How to trace high CPU Apache process to particular virtualhost

apache-2.2cpu-usagevirtualhost

Looking at the output of top I notice that intermittently there are one or two Apache processes consuming a high amount of CPU – anywhere between 50% – 90%

The spikes in CPU usage come and go quite quickly every 10 seconds or so.

There are various other Apache processes running which consume somewhere between 2% – 4%

I've researched all the various ways of trying to track down which virtualhost/website is responsible for these processes. However, because they come and go quickly I can't find a reliable way of doing this.

I've tried lsof and also looking at the output of server-status but because the processes don't last long the process ID gets re-used and it's not possible to tie it down to the virtualhost that's causing the issue.

For example, if I run lsof on the process ID in question, it lists a dozen different virtualhost log files which have shared that process ID in the last few seconds.
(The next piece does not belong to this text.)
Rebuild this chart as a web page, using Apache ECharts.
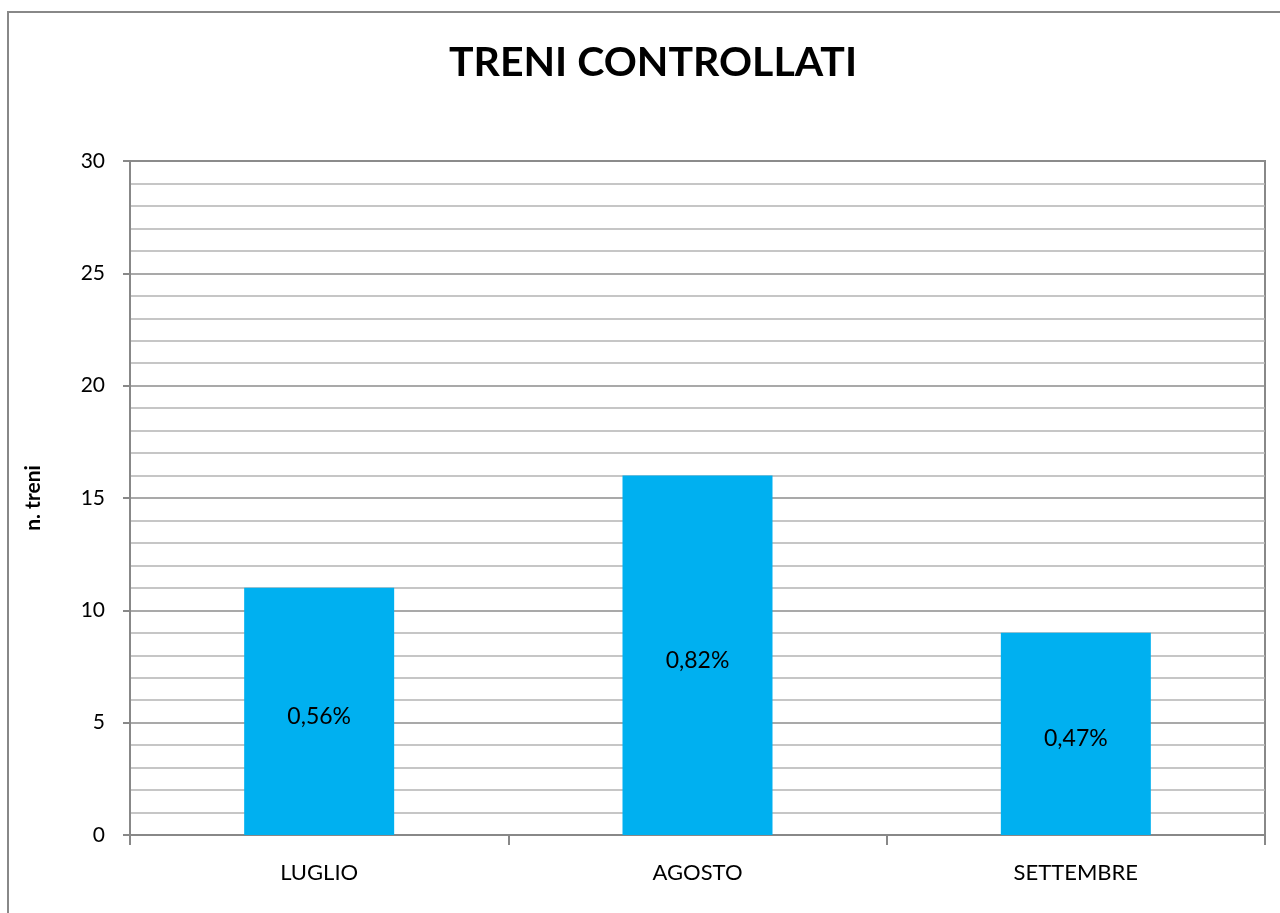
<!DOCTYPE html>
<html lang="it">
<head>
    <meta charset="UTF-8">
    <title>Treni controllati</title>
    <script src="https://cdn.jsdelivr.net/npm/echarts@6/dist/echarts.min.js"></script>
</head>
<style>
    html, body { margin: 0; padding: 0; background: #fff; }
    #main { width: 1280px; height: 913px; }
</style>
<body>
<div id="main"></div>
<script>
    // dati
    var mesi = ['LUGLIO', 'AGOSTO', 'SETTEMBRE'];
    var treni = [11, 16, 9];
    var percentuali = ['0,56%', '0,82%', '0,47%'];
    var yTicks = [0, 5, 10, 15, 20, 25, 30];

    var font = 'Lato, "Open Sans", sans-serif';

    var myChart = echarts.init(document.getElementById('main'));
    var option = {
        backgroundColor: '#fff',
        animation: false,
        title: {
            text: 'TRENI CONTROLLATI',
            left: 648,
            textAlign: 'center',
            top: 37,
            textStyle: { fontFamily: font, fontSize: 41, fontWeight: 'bold', color: '#000' }
        },
        graphic: [{
            type: 'rect',
            shape: { x: 8, y: 12, width: 1300, height: 1000 },
            style: { fill: 'none', stroke: '#888', lineWidth: 2 },
            silent: true
        }],
        grid: {
            left: 130, right: 15, top: 161, bottom: 78,
            show: true, borderColor: '#888', borderWidth: 2
        },
        xAxis: {
            type: 'category',
            data: mesi,
            axisLine: { lineStyle: { color: '#888', width: 2 } },
            axisTick: { show: true, length: 10, lineStyle: { color: '#888', width: 2 } },
            axisLabel: { margin: 27, fontFamily: font, fontSize: 22, color: '#000' }
        },
        yAxis: {
            type: 'value',
            min: yTicks[0],
            max: yTicks[yTicks.length - 1],
            interval: 5,
            name: 'n. treni',
            nameLocation: 'middle',
            nameGap: 86,
            nameRotate: 90,
            nameTextStyle: { fontFamily: font, fontSize: 21, fontWeight: 'bold', color: '#000' },
            axisLine: { show: true, lineStyle: { color: '#888', width: 2 } },
            axisTick: { show: true, length: 7, lineStyle: { color: '#888', width: 2 } },
            axisLabel: { margin: 25, fontFamily: font, fontSize: 21, color: '#000' },
            splitLine: { show: true, lineStyle: { color: '#8c8c8c', width: 1.5 } },
            minorTick: { show: false, splitNumber: 5 },
            minorSplitLine: { show: true, lineStyle: { color: '#b4b4b4', width: 1.5 } }
        },
        series: [{
            type: 'bar',
            data: treni,
            barWidth: 150,
            itemStyle: { color: '#00B0F0' },
            label: {
                show: true,
                position: 'inside',
                offset: [0, 5],
                fontFamily: font,
                fontSize: 23,
                color: '#000',
                formatter: function (p) { return percentuali[p.dataIndex]; }
            }
        }]
    };
    myChart.setOption(option);
</script>
</body>
</html>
I'm convinced there is one virtualhost at fault but I can't figure out which one.

I've also checked the MySQL slow query log and this doesn't reveal anything of interest.

Best Answer

My recommendation: add response time to your logs.

It's not perfect, as there's no guarantee that the spike-causing requests take longer to serve than others, but it is likely, and gives you a starting point for investigation.

To do this, you'll want to define a new LogFormat and CustomLog which includes the %D parameter. See the Apache mod_log_config documentation.

Another option which is probably a bit too low-level but could give you an idea of the nature of the load, would be to strace the apache parent process with -f to follow children, and -c to show the cpu time per-call, e.g. strace -f -c -p <apache parent pid>

Once you know the system calls that are taking the most time, you can then trace them directly. For example, say the server is spending a lot of time doing write(), you could then do strace -f -e trace=write -p <apache parent pid>, and look at those calls in more detail.